Protest handlowców przed Sejmem. Minister: być może wycofamy się z opodatkowania sobót
Właściciele małych i średnich firm protestują w Warszawie przeciw wprowadzeniu podatku od sprzedaży detalicznej. - Doprowadzi on nasze sklepy do bankructwa, pracę straci kilkadziesiąt tysięcy osób - argumentują handlowcy. - To jest bardzo wstępna faza projektu. Prawdopodobnie wycofamy się z opodatkowania sobót - powiedział minister w Kancelarii Premiera Henryk Kowalczyk protestującym przed Sejmem.
Handlowcy spotkali się o godz. 9 przed Halą Torwaru, skąd przeszli przed Sejm - główne miejsce manifestacji. Rozpoczęli ją w poludnie. Według organizatorów, w proteście, który jest zapowiedziany do godz. 17, uczestniczy ok. 5 tys osób. Delegacja przedsiębiorców przekazała parlamentarzystom swoją petycję.
Sprzeciw handlowców budzą zapisy dotyczące opodatkowania sklepów należących do sieci franczyzowych oraz wysokości stawek podatkowych, w tym inne stawki w soboty, niedziele i święta.
- Gdyby podatek obejmował małe sklepy zrzeszone pod jednym szyldem, musiałyby one zapłacić taką samą daninę, jak wielkie hipermarkety - przekonują.
"Mały, ale zapłaci jak duży"
Według projektu ustawy, mały sklep zrzeszony w sieci i działający franczyzowo ze znanym szyldem ma zapłacić taką samą stawkę podatku jak duża sieć dyskontowa czy hipermarketowa. Jak argumentują kupcy, to właśnie przynależność do sieci daje im możliwość konkurowania z dużymi marketami. Centralnie bowiem negocjują korzystne ceny zakupu towarów, organizują reklamę, promocje, akcje marketingowe, mają zapewniony rozpoznawalny szyld.
Zdaniem przedstawicieli branży, jeśli projekt ustawy wejdzie w życie w obecnym kształcie zmusi franczyzowych sprzedawców do odstąpienia od sieci, by uniknąć płacenia nowego podatku. To jednak osłabi ich konkurencyjność i dla wielu drobnych sklepów może oznaczać upadek działalności. Problem może dotyczyć nawet wielu tysięcy placówek handlowych, spowodować wzrost bezrobocia, a także kłopoty lokalnych dostawców i producentów.

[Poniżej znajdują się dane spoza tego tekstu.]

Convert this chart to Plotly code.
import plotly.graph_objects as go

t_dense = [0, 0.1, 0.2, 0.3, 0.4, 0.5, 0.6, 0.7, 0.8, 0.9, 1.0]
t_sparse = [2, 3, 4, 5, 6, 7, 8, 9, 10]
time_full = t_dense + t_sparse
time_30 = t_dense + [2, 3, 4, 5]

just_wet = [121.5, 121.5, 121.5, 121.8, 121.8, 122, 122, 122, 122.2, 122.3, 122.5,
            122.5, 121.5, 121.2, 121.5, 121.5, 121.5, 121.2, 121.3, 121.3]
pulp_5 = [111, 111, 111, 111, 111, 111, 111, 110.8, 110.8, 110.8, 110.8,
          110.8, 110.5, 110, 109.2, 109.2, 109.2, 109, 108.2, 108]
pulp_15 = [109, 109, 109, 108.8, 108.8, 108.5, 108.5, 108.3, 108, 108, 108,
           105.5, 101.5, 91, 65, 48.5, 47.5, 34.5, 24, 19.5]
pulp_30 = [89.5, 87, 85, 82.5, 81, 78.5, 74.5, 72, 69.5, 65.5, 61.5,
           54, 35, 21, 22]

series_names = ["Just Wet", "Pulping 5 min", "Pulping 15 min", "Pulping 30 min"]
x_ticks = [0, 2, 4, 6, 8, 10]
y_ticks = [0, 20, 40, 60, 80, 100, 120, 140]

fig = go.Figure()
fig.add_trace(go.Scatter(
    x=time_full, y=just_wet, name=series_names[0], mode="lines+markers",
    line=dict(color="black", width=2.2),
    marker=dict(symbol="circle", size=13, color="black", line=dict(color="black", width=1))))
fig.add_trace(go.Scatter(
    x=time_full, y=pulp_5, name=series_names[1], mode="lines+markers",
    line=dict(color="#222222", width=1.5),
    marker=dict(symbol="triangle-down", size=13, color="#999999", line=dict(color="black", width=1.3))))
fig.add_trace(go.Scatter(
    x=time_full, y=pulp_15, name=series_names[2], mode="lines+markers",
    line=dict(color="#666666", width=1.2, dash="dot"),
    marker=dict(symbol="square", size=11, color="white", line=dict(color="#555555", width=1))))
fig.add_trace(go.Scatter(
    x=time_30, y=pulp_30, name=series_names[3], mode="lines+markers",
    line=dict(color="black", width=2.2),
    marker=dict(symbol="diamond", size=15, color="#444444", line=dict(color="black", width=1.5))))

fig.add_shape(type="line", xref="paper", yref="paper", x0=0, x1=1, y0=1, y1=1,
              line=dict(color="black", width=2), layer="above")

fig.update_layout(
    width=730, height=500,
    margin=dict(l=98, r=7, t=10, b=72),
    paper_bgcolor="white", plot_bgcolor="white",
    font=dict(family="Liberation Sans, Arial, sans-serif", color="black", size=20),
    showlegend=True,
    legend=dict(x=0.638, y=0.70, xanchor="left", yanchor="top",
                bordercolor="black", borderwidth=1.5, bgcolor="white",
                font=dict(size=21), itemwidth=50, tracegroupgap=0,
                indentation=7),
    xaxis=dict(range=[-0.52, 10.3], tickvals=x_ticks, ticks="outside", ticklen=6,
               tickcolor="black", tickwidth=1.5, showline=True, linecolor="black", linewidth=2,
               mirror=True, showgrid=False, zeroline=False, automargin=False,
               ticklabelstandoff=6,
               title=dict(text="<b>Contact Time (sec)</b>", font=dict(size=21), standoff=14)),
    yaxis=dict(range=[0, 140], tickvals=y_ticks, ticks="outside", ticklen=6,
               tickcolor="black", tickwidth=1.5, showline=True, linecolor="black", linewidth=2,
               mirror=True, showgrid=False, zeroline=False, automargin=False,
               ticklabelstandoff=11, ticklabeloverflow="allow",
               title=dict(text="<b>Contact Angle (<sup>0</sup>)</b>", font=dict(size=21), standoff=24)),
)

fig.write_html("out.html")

Podatek od sprzedaży detalicznej ma być jednym ze źródeł finansowania programu rządu premier Beaty Szydło.
"To tylko wstępny, nienajlepszy projekt"
- To jest bardzo wstępna faza projektowania i założeń, zanim ustawa wyjdzie z rządu i nabierze ostateczny kształt. Prawdopodobnie wycofamy się z opodatkowania sobót. Jest dyskusyjne opodatkowanie handlu w niedzielę i o tym też będziemy rozmawiać - zapowiedział minister w Kancelarii Premiera Henryk Kowalczyk, który wyszedł do protestujących handlowców. Jak przyznał, sprawa projektu ustawy mogła zostać przeprowadzona lepiej.
W środę szef Parlamentarnego Zespołu na rzecz Wspierania Przedsiębiorczości i Patriotyzmu Ekonomicznego Adam Abramowicz powiedział że będzie jedna stawka podatku od marketów; jednocześnie wzrośnie kwota wolna od podatku. Poinformował o tym po środowych konsultacjach na temat tego podatku.
Według niego, uzupełniony projekt ma być przedstawiony do końca miesiąca. Zmienione zostaną także przepisy dotyczące franczyzy.
Dwie zasadnicze stawki
Zgodnie z dotychczasową propozycją ministerstwa finansów, podatek miał mieć dwie zasadnicze stawki. Stawka 0,7 proc. miała obciążać przychód nieprzekraczający w danym miesiącu kwoty 300 mln zł. Stawka 1,3 proc. miała być płacona od nadwyżki przychodu ponad 300 mln zł w danym miesiącu.
Inne stawki podatku od sprzedaży miały obowiązywać w soboty, niedziele i święta - 1,3 proc. (dla uzyskujących przychód poniżej 300 mln zł miesięcznie) oraz 1,9 proc. (powyżej tego progu). Projekt przewiduje kwotę wolną od podatku w wysokości 1,5 mln zł miesięcznie.
Taką wersję przepisów oprotestowali jednak przedstawiciele polskiego handlu. Maciej Ptaszyński, dyrektor generalny PIH, która zrzesza polskich kupców, nazwał ją projektem zniszczenia polskiego handlu.